This weekend, Broadcast and Atlas Sound, with support from the Selmanaires, will be appearing at Neumos in Seattle on Saturday, Oct. 31, and at the Doug Fir in Portland on Sunday, Nov. 1. Having just seen this same tour last week as part of CMJ, I can draw two conclusions:
1. If you have any interest in the new Atlas Sound album, Logos, go.
2. Broadcast is a perfectly adequate Halloween activity.
Concerning 1: The primary draw here is the Atlas Sound show. Atlas Sound: Bradford Cox of Deerhunter: is using the Selmanaires as his backing band and together they’re performing absolutely stunning reworkings of material from Logos, his new record released last week. Over the course of an hour-long set, Cox’s destroyed Motown jams, low-key dance experiments and fractured acoustics were reworked predominantly into aching, gorgeous country music; this was nowhere near as weird as it sounds, really. Since the set is computer-free despite the fact that this is music made by one person with looping software, Cox spends much of the set doing really impressive tricks with looping pedals, making songs emerge through all sorts of techniques I certainly could never reproduce. Album highlights like “Criminals” were given smaller yet strikingly pretty arrangements, and they played up the strengths of his vocal melodies in the process. Following what was either a new song or an introduction built on some sort of arpeggiator trick, “Walkabout” was reduced to its Dovers-sampling hook played on acoustic guitar and deprived of Panda Bear’s harmonies, yet still sounded huge and all-encompassing by its end. It was hard not to be impressed by just how good all the material sounded, as well as how well it worked given what little resemblance it bore to the recorded version.
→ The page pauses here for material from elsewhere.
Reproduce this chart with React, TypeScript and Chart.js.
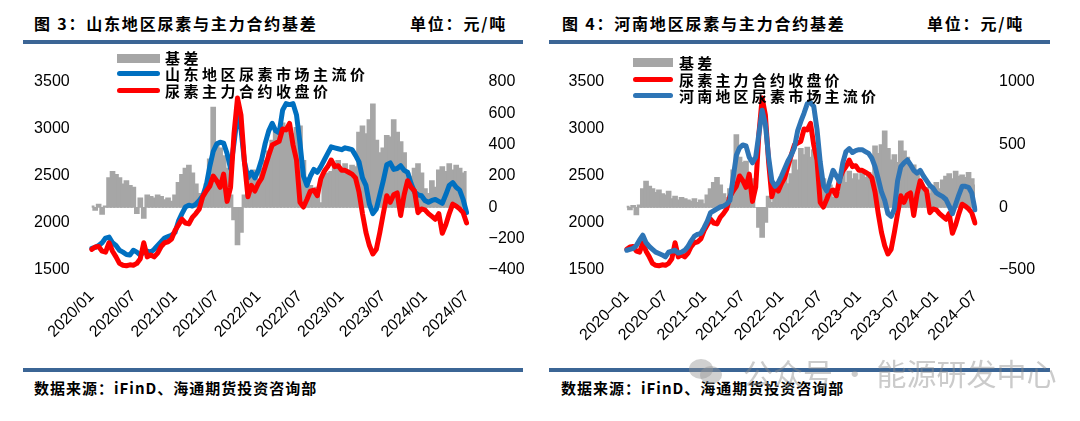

Concerning 2: Broadcast’s set is the single darkest, most intense thing I’ve seen this year. I did not see Sunn 0))) supporting their album Monoliths and Dimensions, but Broadcast, still a duo, albeit one with a huge screen, delivered a whole lot of dense, haunted psychedelia. The set opened with one of the longest, densest low-frequency attacks I have ever heard accompanied by distorted footage, likely by collaborator Julian House of the Focus Group, of spirals, winters and other grayscale terror. This then dove headfirst into “Corporeal” off of 2005’s “Tender Buttons” (still their most recent proper full-length), and by this point the set’s tone had been established; Broadcast now buries their sixties pop leanings underneath drum machines that sound like they can’t actually keep time. Trish Keenan’s gorgeous vocals are now hidden amongst layers of broken-sounding objects and walls of sound become borderline oppressive. Whether or not it was good is another question entirely; I’ve never seen a set more clearly polarize an audience, as it’s usually a case of a band either being straight-up bad or good, not the band providing an experience that half a group of people that paid to see them appreciates and half finds utterly repellent. Broadcast’s pop sensibilities have been set aside in favor of playing the crowd as human tuning forks, and whether or not that’s a positive or utterly infuriating experience isn’t something I can easily decide for anyone but myself.
That said, I can say that: provided one wants to see live music in Seattle or Portland this weekend instead of attending an actual haunted house: Broadcast will without a doubt be the next best choice, as there is no shortage of haunt in what they’re doing. It really is kind of alarming, especially if you’re averse to feeling low-frequency drones throughout the entire upper body. Atlas Sound, on the other hand, simply has a very good show right now and one quite worth catching.